**DO THIS**
Copy all lines below exactly as written. Leave pictures out.

**SOURCE EXCERPT**

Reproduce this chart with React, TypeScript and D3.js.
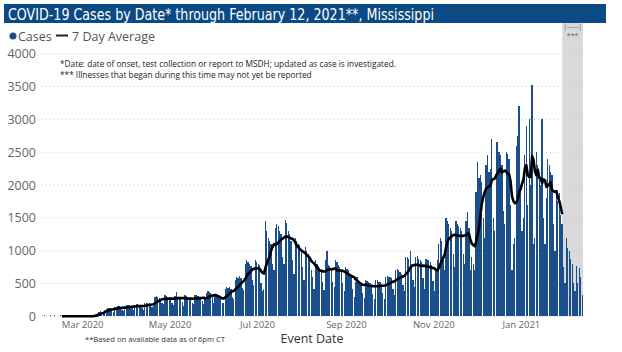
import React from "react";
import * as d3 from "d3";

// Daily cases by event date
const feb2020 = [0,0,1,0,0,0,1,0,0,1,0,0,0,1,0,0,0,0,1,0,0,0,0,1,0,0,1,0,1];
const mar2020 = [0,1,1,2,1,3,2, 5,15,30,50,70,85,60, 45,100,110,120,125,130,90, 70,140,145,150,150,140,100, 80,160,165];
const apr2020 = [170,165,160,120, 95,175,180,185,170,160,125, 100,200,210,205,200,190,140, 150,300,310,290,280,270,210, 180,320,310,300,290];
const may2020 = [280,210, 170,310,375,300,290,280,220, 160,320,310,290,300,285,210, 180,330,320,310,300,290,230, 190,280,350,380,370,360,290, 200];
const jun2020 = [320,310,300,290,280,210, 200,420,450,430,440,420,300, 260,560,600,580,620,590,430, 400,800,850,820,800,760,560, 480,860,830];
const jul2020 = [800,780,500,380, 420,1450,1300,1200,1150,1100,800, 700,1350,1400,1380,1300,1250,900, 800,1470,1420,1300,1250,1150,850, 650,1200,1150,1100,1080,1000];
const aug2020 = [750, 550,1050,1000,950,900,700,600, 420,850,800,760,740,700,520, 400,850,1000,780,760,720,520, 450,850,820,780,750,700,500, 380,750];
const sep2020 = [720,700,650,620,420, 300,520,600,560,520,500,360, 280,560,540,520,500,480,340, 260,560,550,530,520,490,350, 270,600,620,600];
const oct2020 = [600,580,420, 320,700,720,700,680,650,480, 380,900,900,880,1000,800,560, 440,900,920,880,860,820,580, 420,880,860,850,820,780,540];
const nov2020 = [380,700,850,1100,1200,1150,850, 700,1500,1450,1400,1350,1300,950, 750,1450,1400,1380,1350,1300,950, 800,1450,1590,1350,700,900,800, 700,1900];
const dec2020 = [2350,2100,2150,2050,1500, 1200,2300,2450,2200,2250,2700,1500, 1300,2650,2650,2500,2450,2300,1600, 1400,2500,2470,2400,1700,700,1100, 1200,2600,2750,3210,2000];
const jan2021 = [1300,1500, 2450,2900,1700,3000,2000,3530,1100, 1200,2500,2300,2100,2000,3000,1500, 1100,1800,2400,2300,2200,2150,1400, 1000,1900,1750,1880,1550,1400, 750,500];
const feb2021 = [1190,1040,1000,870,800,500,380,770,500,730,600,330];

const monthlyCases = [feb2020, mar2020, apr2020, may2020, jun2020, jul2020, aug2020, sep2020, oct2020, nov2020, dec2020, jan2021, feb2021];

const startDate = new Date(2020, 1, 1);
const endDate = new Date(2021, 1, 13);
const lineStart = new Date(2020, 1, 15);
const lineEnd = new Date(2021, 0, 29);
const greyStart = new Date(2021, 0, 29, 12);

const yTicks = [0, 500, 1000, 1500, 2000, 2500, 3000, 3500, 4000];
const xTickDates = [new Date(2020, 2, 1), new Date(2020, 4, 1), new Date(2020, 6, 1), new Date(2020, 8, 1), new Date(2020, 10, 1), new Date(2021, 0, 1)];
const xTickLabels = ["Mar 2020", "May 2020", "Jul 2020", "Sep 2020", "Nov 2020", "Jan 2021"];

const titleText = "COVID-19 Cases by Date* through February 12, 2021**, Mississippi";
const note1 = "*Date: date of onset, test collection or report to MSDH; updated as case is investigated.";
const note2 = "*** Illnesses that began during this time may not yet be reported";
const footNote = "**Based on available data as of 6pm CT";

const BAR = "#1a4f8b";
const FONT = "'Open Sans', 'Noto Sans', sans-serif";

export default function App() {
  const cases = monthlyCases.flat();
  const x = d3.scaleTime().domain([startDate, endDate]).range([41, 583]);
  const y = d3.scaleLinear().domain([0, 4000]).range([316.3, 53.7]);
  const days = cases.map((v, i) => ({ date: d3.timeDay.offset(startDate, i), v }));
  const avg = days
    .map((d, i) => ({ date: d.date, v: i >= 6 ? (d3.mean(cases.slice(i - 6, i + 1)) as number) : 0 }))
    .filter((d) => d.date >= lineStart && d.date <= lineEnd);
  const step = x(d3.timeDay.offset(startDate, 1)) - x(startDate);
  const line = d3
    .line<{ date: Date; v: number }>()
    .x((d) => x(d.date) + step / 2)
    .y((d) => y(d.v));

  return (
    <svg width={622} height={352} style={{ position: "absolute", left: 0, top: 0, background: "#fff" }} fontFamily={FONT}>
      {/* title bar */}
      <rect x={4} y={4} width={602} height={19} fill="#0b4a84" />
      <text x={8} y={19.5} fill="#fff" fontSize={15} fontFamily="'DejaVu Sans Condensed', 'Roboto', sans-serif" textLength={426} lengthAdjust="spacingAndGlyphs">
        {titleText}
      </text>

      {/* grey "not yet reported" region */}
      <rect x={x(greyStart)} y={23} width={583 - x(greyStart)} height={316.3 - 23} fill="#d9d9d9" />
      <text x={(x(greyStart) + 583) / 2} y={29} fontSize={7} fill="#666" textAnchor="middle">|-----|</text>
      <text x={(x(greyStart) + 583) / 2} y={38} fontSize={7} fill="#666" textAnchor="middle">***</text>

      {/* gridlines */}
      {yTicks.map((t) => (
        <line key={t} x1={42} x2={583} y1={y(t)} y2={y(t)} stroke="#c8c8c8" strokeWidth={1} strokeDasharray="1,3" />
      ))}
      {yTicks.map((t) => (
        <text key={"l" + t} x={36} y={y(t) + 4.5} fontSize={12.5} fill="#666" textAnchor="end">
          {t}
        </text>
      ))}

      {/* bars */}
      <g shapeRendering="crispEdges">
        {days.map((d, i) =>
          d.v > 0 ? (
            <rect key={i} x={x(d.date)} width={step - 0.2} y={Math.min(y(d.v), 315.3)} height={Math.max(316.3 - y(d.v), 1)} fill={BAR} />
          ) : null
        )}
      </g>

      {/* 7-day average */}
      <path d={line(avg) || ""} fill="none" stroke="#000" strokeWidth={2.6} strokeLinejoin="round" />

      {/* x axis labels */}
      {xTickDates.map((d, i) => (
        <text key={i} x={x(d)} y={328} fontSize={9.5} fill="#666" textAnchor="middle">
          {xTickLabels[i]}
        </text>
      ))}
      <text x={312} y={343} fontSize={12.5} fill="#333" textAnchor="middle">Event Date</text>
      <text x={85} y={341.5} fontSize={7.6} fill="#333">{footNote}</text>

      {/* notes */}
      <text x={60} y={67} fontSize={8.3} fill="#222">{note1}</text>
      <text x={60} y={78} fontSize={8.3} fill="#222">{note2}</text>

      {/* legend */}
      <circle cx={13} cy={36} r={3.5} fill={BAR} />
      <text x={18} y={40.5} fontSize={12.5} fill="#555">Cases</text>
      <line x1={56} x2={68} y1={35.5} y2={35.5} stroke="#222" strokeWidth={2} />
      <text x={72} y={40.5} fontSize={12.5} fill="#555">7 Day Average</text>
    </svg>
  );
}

**CORRECT ANSWER**
Reproduce this chart with React, TypeScript and D3.js.
import React from "react";
import * as d3 from "d3";

// Daily cases by event date
const feb2020 = [0,0,1,0,0,0,1,0,0,1,0,0,0,1,0,0,0,0,1,0,0,0,0,1,0,0,1,0,1];
const mar2020 = [0,1,1,2,1,3,2, 5,15,30,50,70,85,60, 45,100,110,120,125,130,90, 70,140,145,150,150,140,100, 80,160,165];
const apr2020 = [170,165,160,120, 95,175,180,185,170,160,125, 100,200,210,205,200,190,140, 150,300,310,290,280,270,210, 180,320,310,300,290];
const may2020 = [280,210, 170,310,375,300,290,280,220, 160,320,310,290,300,285,210, 180,330,320,310,300,290,230, 190,280,350,380,370,360,290, 200];
const jun2020 = [320,310,300,290,280,210, 200,420,450,430,440,420,300, 260,560,600,580,620,590,430, 400,800,850,820,800,760,560, 480,860,830];
const jul2020 = [800,780,500,380, 420,1450,1300,1200,1150,1100,800, 700,1350,1400,1380,1300,1250,900, 800,1470,1420,1300,1250,1150,850, 650,1200,1150,1100,1080,1000];
const aug2020 = [750, 550,1050,1000,950,900,700,600, 420,850,800,760,740,700,520, 400,850,1000,780,760,720,520, 450,850,820,780,750,700,500, 380,750];
const sep2020 = [720,700,650,620,420, 300,520,600,560,520,500,360, 280,560,540,520,500,480,340, 260,560,550,530,520,490,350, 270,600,620,600];
const oct2020 = [600,580,420, 320,700,720,700,680,650,480, 380,900,900,880,1000,800,560, 440,900,920,880,860,820,580, 420,880,860,850,820,780,540];
const nov2020 = [380,700,850,1100,1200,1150,850, 700,1500,1450,1400,1350,1300,950, 750,1450,1400,1380,1350,1300,950, 800,1450,1590,1350,700,900,800, 700,1900];
const dec2020 = [2350,2100,2150,2050,1500, 1200,2300,2450,2200,2250,2700,1500, 1300,2650,2650,2500,2450,2300,1600, 1400,2500,2470,2400,1700,700,1100, 1200,2600,2750,3210,2000];
const jan2021 = [1300,1500, 2450,2900,1700,3000,2000,3530,1100, 1200,2500,2300,2100,2000,3000,1500, 1100,1800,2400,2300,2200,2150,1400, 1000,1900,1750,1880,1550,1400, 750,500];
const feb2021 = [1190,1040,1000,870,800,500,380,770,500,730,600,330];

const monthlyCases = [feb2020, mar2020, apr2020, may2020, jun2020, jul2020, aug2020, sep2020, oct2020, nov2020, dec2020, jan2021, feb2021];

const startDate = new Date(2020, 1, 1);
const endDate = new Date(2021, 1, 13);
const lineStart = new Date(2020, 1, 15);
const lineEnd = new Date(2021, 0, 29);
const greyStart = new Date(2021, 0, 29, 12);

const yTicks = [0, 500, 1000, 1500, 2000, 2500, 3000, 3500, 4000];
const xTickDates = [new Date(2020, 2, 1), new Date(2020, 4, 1), new Date(2020, 6, 1), new Date(2020, 8, 1), new Date(2020, 10, 1), new Date(2021, 0, 1)];
const xTickLabels = ["Mar 2020", "May 2020", "Jul 2020", "Sep 2020", "Nov 2020", "Jan 2021"];

const titleText = "COVID-19 Cases by Date* through February 12, 2021**, Mississippi";
const note1 = "*Date: date of onset, test collection or report to MSDH; updated as case is investigated.";
const note2 = "*** Illnesses that began during this time may not yet be reported";
const footNote = "**Based on available data as of 6pm CT";

const BAR = "#1a4f8b";
const FONT = "'Open Sans', 'Noto Sans', sans-serif";

export default function App() {
  const cases = monthlyCases.flat();
  const x = d3.scaleTime().domain([startDate, endDate]).range([41, 583]);
  const y = d3.scaleLinear().domain([0, 4000]).range([316.3, 53.7]);
  const days = cases.map((v, i) => ({ date: d3.timeDay.offset(startDate, i), v }));
  const avg = days
    .map((d, i) => ({ date: d.date, v: i >= 6 ? (d3.mean(cases.slice(i - 6, i + 1)) as number) : 0 }))
    .filter((d) => d.date >= lineStart && d.date <= lineEnd);
  const step = x(d3.timeDay.offset(startDate, 1)) - x(startDate);
  const line = d3
    .line<{ date: Date; v: number }>()
    .x((d) => x(d.date) + step / 2)
    .y((d) => y(d.v));

  return (
    <svg width={622} height={352} style={{ position: "absolute", left: 0, top: 0, background: "#fff" }} fontFamily={FONT}>
      {/* title bar */}
      <rect x={4} y={4} width={602} height={19} fill="#0b4a84" />
      <text x={8} y={19.5} fill="#fff" fontSize={15} fontFamily="'DejaVu Sans Condensed', 'Roboto', sans-serif" textLength={426} lengthAdjust="spacingAndGlyphs">
        {titleText}
      </text>

      {/* grey "not yet reported" region */}
      <rect x={x(greyStart)} y={23} width={583 - x(greyStart)} height={316.3 - 23} fill="#d9d9d9" />
      <text x={(x(greyStart) + 583) / 2} y={29} fontSize={7} fill="#666" textAnchor="middle">|-----|</text>
      <text x={(x(greyStart) + 583) / 2} y={38} fontSize={7} fill="#666" textAnchor="middle">***</text>

      {/* gridlines */}
      {yTicks.map((t) => (
        <line key={t} x1={42} x2={583} y1={y(t)} y2={y(t)} stroke="#c8c8c8" strokeWidth={1} strokeDasharray="1,3" />
      ))}
      {yTicks.map((t) => (
        <text key={"l" + t} x={36} y={y(t) + 4.5} fontSize={12.5} fill="#666" textAnchor="end">
          {t}
        </text>
      ))}

      {/* bars */}
      <g shapeRendering="crispEdges">
        {days.map((d, i) =>
          d.v > 0 ? (
            <rect key={i} x={x(d.date)} width={step - 0.2} y={Math.min(y(d.v), 315.3)} height={Math.max(316.3 - y(d.v), 1)} fill={BAR} />
          ) : null
        )}
      </g>

      {/* 7-day average */}
      <path d={line(avg) || ""} fill="none" stroke="#000" strokeWidth={2.6} strokeLinejoin="round" />

      {/* x axis labels */}
      {xTickDates.map((d, i) => (
        <text key={i} x={x(d)} y={328} fontSize={9.5} fill="#666" textAnchor="middle">
          {xTickLabels[i]}
        </text>
      ))}
      <text x={312} y={343} fontSize={12.5} fill="#333" textAnchor="middle">Event Date</text>
      <text x={85} y={341.5} fontSize={7.6} fill="#333">{footNote}</text>

      {/* notes */}
      <text x={60} y={67} fontSize={8.3} fill="#222">{note1}</text>
      <text x={60} y={78} fontSize={8.3} fill="#222">{note2}</text>

      {/* legend */}
      <circle cx={13} cy={36} r={3.5} fill={BAR} />
      <text x={18} y={40.5} fontSize={12.5} fill="#555">Cases</text>
      <line x1={56} x2={68} y1={35.5} y2={35.5} stroke="#222" strokeWidth={2} />
      <text x={72} y={40.5} fontSize={12.5} fill="#555">7 Day Average</text>
    </svg>
  );
}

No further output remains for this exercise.